**EXERCISE DIRECTIONS**.
Reproduce all the lines exactly as they stand, apart from the pictures.
>> START
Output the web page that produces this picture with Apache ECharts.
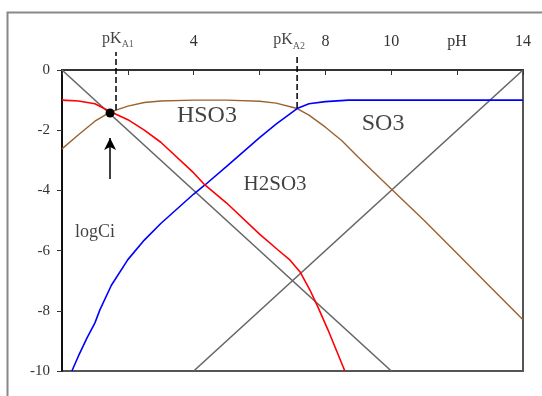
<!DOCTYPE html>
<html>
<head>
<meta charset="utf-8">
<script src="https://cdn.jsdelivr.net/npm/echarts@6/dist/echarts.min.js"></script>
<style>
  html, body { margin: 0; padding: 0; background: #fff; }
  #chart { width: 542px; height: 396px; }
</style>
</head>
<body>
<div id="chart"></div>
<script>
  // values: pH on x, log Ci on y
  var h2so3PH  = [0, 0.5, 1.0, 1.46, 2, 2.5, 3, 4, 4.34, 5, 6, 6.56, 6.92, 7.23, 7.53, 7.77, 8.08, 8.59];
  var h2so3Log = [-1.0, -1.03, -1.12, -1.38, -1.65, -2.0, -2.4, -3.42, -3.82, -4.42, -5.45, -5.98, -6.31, -6.71, -7.31, -7.87, -8.64, -10];

  var hso3PH  = [0, 0.5, 1.0, 1.46, 2, 2.5, 3, 4, 5, 6, 6.5, 7.14, 7.5, 8, 8.5, 9, 10, 11, 12, 13, 14];
  var hso3Log = [-2.62, -2.15, -1.7, -1.4, -1.2, -1.08, -1.03, -1.0, -1.0, -1.04, -1.1, -1.28, -1.5, -1.9, -2.35, -2.9, -3.95, -5.0, -6.1, -7.2, -8.3];

  var so3PH  = [0.3, 0.5, 0.76, 1.0, 1.15, 1.5, 2, 2.5, 3, 4, 4.34, 5, 6, 6.5, 7.14, 7.5, 8, 8.7, 10, 12, 14];
  var so3Log = [-10, -9.5, -8.9, -8.4, -7.97, -7.15, -6.3, -5.65, -5.1, -4.12, -3.82, -3.2, -2.25, -1.8, -1.28, -1.12, -1.05, -1.0, -1.0, -1.0, -1.0];

  var hPH  = [0, 10];
  var hLog = [0, -10];
  var ohPH  = [4, 14];
  var ohLog = [-10, 0];

  var pKa1 = 1.64, pKa2 = 7.14;
  var pKa1Span = [-1.33, 0.6];
  var pKa2Span = [-1.26, 0.5];
  var crossPoint = [1.46, -1.43];
  var arrowSpan = [-3.62, -2.26];

  var xTicks = ['', '', '4', '', '8', '10', 'pH', '14'];

  var noteText = ['HSO3', 'SO3', 'H2SO3', 'logCi', 'pK{s|A1}', 'pK{s|A2}'];
  var noteX    = [4.4, 9.75, 6.47, 1.0, 1.7, 6.9];
  var noteY    = [-1.53, -1.8, -3.82, -5.38, 1.05, 1.0];
  var noteSize = [24, 24, 21, 18, 16, 16];

  function zip(a, b) {
    return a.map(function (v, i) { return [v, b[i]]; });
  }

  var chart = echarts.init(document.getElementById('chart'));
  var serif = 'Liberation Serif';

  function curve(data, color, width) {
    return {
      type: 'line', data: data, symbol: 'none', silent: true,
      lineStyle: { color: color, width: width }
    };
  }

  var notes = noteText.map(function (t, i) {
    return {
      value: [noteX[i], noteY[i]],
      label: { formatter: t, fontSize: noteSize[i] }
    };
  });

  chart.setOption({
    animation: false,
    graphic: [{
      type: 'rect', left: 5, top: 10, silent: true,
      shape: { width: 560, height: 420 },
      style: { fill: 'none', stroke: '#888', lineWidth: 2 }
    }],
    grid: {
      left: 62, top: 70, right: 19, bottom: 25,
      show: true, borderColor: '#555', borderWidth: 2, backgroundColor: '#fff'
    },
    xAxis: {
      type: 'value', position: 'top', min: 0, max: 14, interval: 2,
      axisLine: { lineStyle: { color: '#333', width: 2 } },
      axisTick: { inside: true, length: 5, lineStyle: { color: '#333' } },
      splitLine: { show: false },
      axisLabel: {
        margin: 20, color: '#333', fontFamily: serif, fontSize: 16,
        formatter: function (v) { return xTicks[v / 2]; }
      }
    },
    yAxis: {
      type: 'value', min: -10, max: 0, interval: 2,
      axisLine: { lineStyle: { color: '#111', width: 2 } },
      axisTick: { length: 5, lineStyle: { color: '#333' } },
      splitLine: { show: false },
      axisLabel: { margin: 12, color: '#333', fontFamily: serif, fontSize: 15 }
    },
    series: [
      curve(zip(hPH, hLog), '#666', 1.6),
      curve(zip(ohPH, ohLog), '#666', 1.6),
      curve(zip(hso3PH, hso3Log), '#9a6230', 1.4),
      curve(zip(so3PH, so3Log), '#0000ff', 1.6),
      curve(zip(h2so3PH, h2so3Log), '#ff0000', 1.6),
      {
        type: 'line', clip: false, symbol: 'none', silent: true,
        data: [[pKa1, pKa1Span[0]], [pKa1, pKa1Span[1]]],
        lineStyle: { color: '#000', width: 1.5, type: [6, 3] }
      },
      {
        type: 'line', clip: false, symbol: 'none', silent: true,
        data: [[pKa2, pKa2Span[0]], [pKa2, pKa2Span[1]]],
        lineStyle: { color: '#000', width: 1.5, type: [6, 3] }
      },
      {
        type: 'line', symbol: 'none', silent: true, data: [],
        markLine: {
          silent: true, symbol: ['none', 'arrow'], symbolSize: [9, 12],
          lineStyle: { color: '#000', width: 1.5, type: 'solid' },
          label: { show: false },
          data: [[{ coord: [crossPoint[0], arrowSpan[0]] }, { coord: [crossPoint[0], arrowSpan[1]] }]]
        }
      },
      {
        type: 'scatter', silent: true, symbolSize: 9, z: 10,
        itemStyle: { color: '#000', opacity: 1 },
        data: [crossPoint]
      },
      {
        type: 'scatter', silent: true, clip: false, symbolSize: 1,
        itemStyle: { color: 'rgba(0,0,0,0)' },
        label: {
          show: true, position: 'inside', color: '#111', fontFamily: serif,
          rich: {
            s: { fontSize: 10, lineHeight: 22, verticalAlign: 'bottom', fontFamily: serif, color: '#333' }
          }
        },
        data: notes
      }
    ]
  });
</script>
</body>
</html>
>> END
**ANSWER TO THIS EXERCISE**.
Output the web page that produces this picture with Apache ECharts.
<!DOCTYPE html>
<html>
<head>
<meta charset="utf-8">
<script src="https://cdn.jsdelivr.net/npm/echarts@6/dist/echarts.min.js"></script>
<style>
  html, body { margin: 0; padding: 0; background: #fff; }
  #chart { width: 542px; height: 396px; }
</style>
</head>
<body>
<div id="chart"></div>
<script>
  // values: pH on x, log Ci on y
  var h2so3PH  = [0, 0.5, 1.0, 1.46, 2, 2.5, 3, 4, 4.34, 5, 6, 6.56, 6.92, 7.23, 7.53, 7.77, 8.08, 8.59];
  var h2so3Log = [-1.0, -1.03, -1.12, -1.38, -1.65, -2.0, -2.4, -3.42, -3.82, -4.42, -5.45, -5.98, -6.31, -6.71, -7.31, -7.87, -8.64, -10];

  var hso3PH  = [0, 0.5, 1.0, 1.46, 2, 2.5, 3, 4, 5, 6, 6.5, 7.14, 7.5, 8, 8.5, 9, 10, 11, 12, 13, 14];
  var hso3Log = [-2.62, -2.15, -1.7, -1.4, -1.2, -1.08, -1.03, -1.0, -1.0, -1.04, -1.1, -1.28, -1.5, -1.9, -2.35, -2.9, -3.95, -5.0, -6.1, -7.2, -8.3];

  var so3PH  = [0.3, 0.5, 0.76, 1.0, 1.15, 1.5, 2, 2.5, 3, 4, 4.34, 5, 6, 6.5, 7.14, 7.5, 8, 8.7, 10, 12, 14];
  var so3Log = [-10, -9.5, -8.9, -8.4, -7.97, -7.15, -6.3, -5.65, -5.1, -4.12, -3.82, -3.2, -2.25, -1.8, -1.28, -1.12, -1.05, -1.0, -1.0, -1.0, -1.0];

  var hPH  = [0, 10];
  var hLog = [0, -10];
  var ohPH  = [4, 14];
  var ohLog = [-10, 0];

  var pKa1 = 1.64, pKa2 = 7.14;
  var pKa1Span = [-1.33, 0.6];
  var pKa2Span = [-1.26, 0.5];
  var crossPoint = [1.46, -1.43];
  var arrowSpan = [-3.62, -2.26];

  var xTicks = ['', '', '4', '', '8', '10', 'pH', '14'];

  var noteText = ['HSO3', 'SO3', 'H2SO3', 'logCi', 'pK{s|A1}', 'pK{s|A2}'];
  var noteX    = [4.4, 9.75, 6.47, 1.0, 1.7, 6.9];
  var noteY    = [-1.53, -1.8, -3.82, -5.38, 1.05, 1.0];
  var noteSize = [24, 24, 21, 18, 16, 16];

  function zip(a, b) {
    return a.map(function (v, i) { return [v, b[i]]; });
  }

  var chart = echarts.init(document.getElementById('chart'));
  var serif = 'Liberation Serif';

  function curve(data, color, width) {
    return {
      type: 'line', data: data, symbol: 'none', silent: true,
      lineStyle: { color: color, width: width }
    };
  }

  var notes = noteText.map(function (t, i) {
    return {
      value: [noteX[i], noteY[i]],
      label: { formatter: t, fontSize: noteSize[i] }
    };
  });

  chart.setOption({
    animation: false,
    graphic: [{
      type: 'rect', left: 5, top: 10, silent: true,
      shape: { width: 560, height: 420 },
      style: { fill: 'none', stroke: '#888', lineWidth: 2 }
    }],
    grid: {
      left: 62, top: 70, right: 19, bottom: 25,
      show: true, borderColor: '#555', borderWidth: 2, backgroundColor: '#fff'
    },
    xAxis: {
      type: 'value', position: 'top', min: 0, max: 14, interval: 2,
      axisLine: { lineStyle: { color: '#333', width: 2 } },
      axisTick: { inside: true, length: 5, lineStyle: { color: '#333' } },
      splitLine: { show: false },
      axisLabel: {
        margin: 20, color: '#333', fontFamily: serif, fontSize: 16,
        formatter: function (v) { return xTicks[v / 2]; }
      }
    },
    yAxis: {
      type: 'value', min: -10, max: 0, interval: 2,
      axisLine: { lineStyle: { color: '#111', width: 2 } },
      axisTick: { length: 5, lineStyle: { color: '#333' } },
      splitLine: { show: false },
      axisLabel: { margin: 12, color: '#333', fontFamily: serif, fontSize: 15 }
    },
    series: [
      curve(zip(hPH, hLog), '#666', 1.6),
      curve(zip(ohPH, ohLog), '#666', 1.6),
      curve(zip(hso3PH, hso3Log), '#9a6230', 1.4),
      curve(zip(so3PH, so3Log), '#0000ff', 1.6),
      curve(zip(h2so3PH, h2so3Log), '#ff0000', 1.6),
      {
        type: 'line', clip: false, symbol: 'none', silent: true,
        data: [[pKa1, pKa1Span[0]], [pKa1, pKa1Span[1]]],
        lineStyle: { color: '#000', width: 1.5, type: [6, 3] }
      },
      {
        type: 'line', clip: false, symbol: 'none', silent: true,
        data: [[pKa2, pKa2Span[0]], [pKa2, pKa2Span[1]]],
        lineStyle: { color: '#000', width: 1.5, type: [6, 3] }
      },
      {
        type: 'line', symbol: 'none', silent: true, data: [],
        markLine: {
          silent: true, symbol: ['none', 'arrow'], symbolSize: [9, 12],
          lineStyle: { color: '#000', width: 1.5, type: 'solid' },
          label: { show: false },
          data: [[{ coord: [crossPoint[0], arrowSpan[0]] }, { coord: [crossPoint[0], arrowSpan[1]] }]]
        }
      },
      {
        type: 'scatter', silent: true, symbolSize: 9, z: 10,
        itemStyle: { color: '#000', opacity: 1 },
        data: [crossPoint]
      },
      {
        type: 'scatter', silent: true, clip: false, symbolSize: 1,
        itemStyle: { color: 'rgba(0,0,0,0)' },
        label: {
          show: true, position: 'inside', color: '#111', fontFamily: serif,
          rich: {
            s: { fontSize: 10, lineHeight: 22, verticalAlign: 'bottom', fontFamily: serif, color: '#333' }
          }
        },
        data: notes
      }
    ]
  });
</script>
</body>
</html>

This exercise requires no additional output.